I have also been spending this weekend seeking out quality links to point to the new site – some paid for, some free. The aim of course being to bring up that all important pagerank. With that in mind, here are my top tips for incoming link hunting:

1. Get the Google toolbar installed on your browser. You can get a quick visual indication of the pagerank of potential sites linking in – if the pagerank on which your link would be placed is low or non-existent, you might want to think again, especially if money is involved.

2. Try and get yourself listed in dmoz.org if you can. Actually achieving this is something akin to torture and can take years, but is worth putting in place on the off-chance that your category is actually well staffed by editors. Sites listed in dmoz always seem to do well in search engine results because of the huge number of sites running their feeds.

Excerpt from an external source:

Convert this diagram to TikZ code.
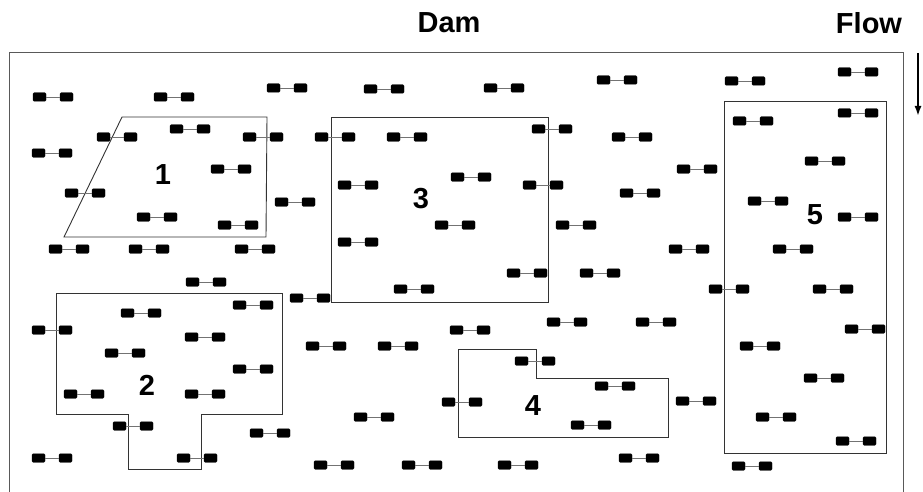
\documentclass[tikz,border=0pt]{standalone}
\usepackage{fontspec}
\setmainfont{Liberation Sans}
\usetikzlibrary{arrows.meta}
\begin{document}
\begin{tikzpicture}[x=1pt,y=-1pt,
  blk/.style={draw=black,fill=black,rounded corners=1.2pt,minimum width=13pt,minimum height=8.5pt,inner sep=0pt},
  link/.style={draw=black!55,line width=0.8pt},
  zone/.style={draw=black!80,line width=0.9pt},
  frame/.style={draw=black!65,line width=1pt},
  lbl/.style={font=\fontsize{29}{30}\selectfont\bfseries,inner sep=0pt}]
\useasboundingbox (0,0) rectangle (923,492);
% outer frame
\draw[frame] (9,492) -- (9,53) -- (903,53) -- (903,492);
% titles
\node[lbl] (dam) at (449,22.5) {Dam};
\node[lbl] (flow) at (869,23) {Flow};
\coordinate (fa) at (918,53);
\coordinate (fb) at (918,116);
\draw[line width=1.8pt,-{Latex[length=10pt,width=7pt]}] (fa) -- (fb);
% zones
\draw[zone] (122,117) -- (267,117) -- (266,237) -- (64,237) -- cycle;
\draw[zone] (56,293) -- (282,293) -- (282,414) -- (201,414) -- (201,469) -- (128,469) -- (128,414) -- (56,414) -- cycle;
\draw[zone] (331,117) -- (548,117) -- (548,302) -- (331,302) -- cycle;
\draw[zone] (458,349) -- (536,349) -- (536,378) -- (668,378) -- (668,437) -- (458,437) -- cycle;
\draw[zone] (724,101) -- (886,101) -- (886,453) -- (724,453) -- cycle;
% zone numbers
\node[lbl] (n1) at (163,174.5) {1};
\node[lbl] (n2) at (147,385) {2};
\node[lbl] (n3) at (421,198.5) {3};
\node[lbl] (n4) at (533,406) {4};
\node[lbl] (n5) at (815,215) {5};
% dumbbells
\foreach \cx/\cy [count=\i] in {
 53/97,174/97,287/88,384/89,504/88,617/80,745/81,858/72,
 190/129,117/137,263/137,52/153,231/169,85/193,295/202,157/217,238/225,69/249,149/249,255/249,
 335/137,407/137,552/129,632/137,358/185,471/177,543/185,455/225,576/225,358/242,
 858/113,753/121,825/161,697/169,640/193,768/201,858/217,689/249,793/249,
 206/282,253/305,310/298,141/313,52/330,205/337,125/353,253/369,84/394,205/394,133/426,270/433,52/458,197/458,
 527/273,600/273,414/289,567/322,470/330,326/346,398/346,535/361,615/386,462/402,374/417,591/425,334/465,422/465,518/465,
 729/289,833/289,656/322,865/329,760/346,824/378,696/401,776/417,856/441,639/458,752/466}
{
  \node[blk] (d\i l) at (\cx-13.5,\cy) {};
  \node[blk] (d\i r) at (\cx+13.5,\cy) {};
  \draw[link] (d\i l) -- (d\i r);
}
\end{tikzpicture}
\end{document}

3. Do a search for your keywords / keyphrases on a search engine. Make a note of the sites placed in the top few positions and then head over to alexa.com. Enter the urls for those well-placed sites and you can get information on sites linking in to it. If it is appropriate to do so, you can get your link put in these places too! If you come across paid inclusion directory pages appearing in the top 10 results here, you should seriously consider adding your site to them (see 5).

4. If a site requires a reciprocal link, try and collect these all together on dedicated page(s) on your site. Outgoing links count against the pagerank of page on which they appear and can lead to pagerank “leakage”, so putting them on all pages, or your frontpage can cause you pagerank problems.

5. Get yourself into at least one of the paid inclusion directories, preferably one that is specific to your country and that has decent pagerank. Not only should you get targeted visitors, but also your pagerank will be boosted. One of my favourites is allovertheuk.co.uk – they only charge £15 a year and I know of sites that had made hundreds of sales through directly referred visitors.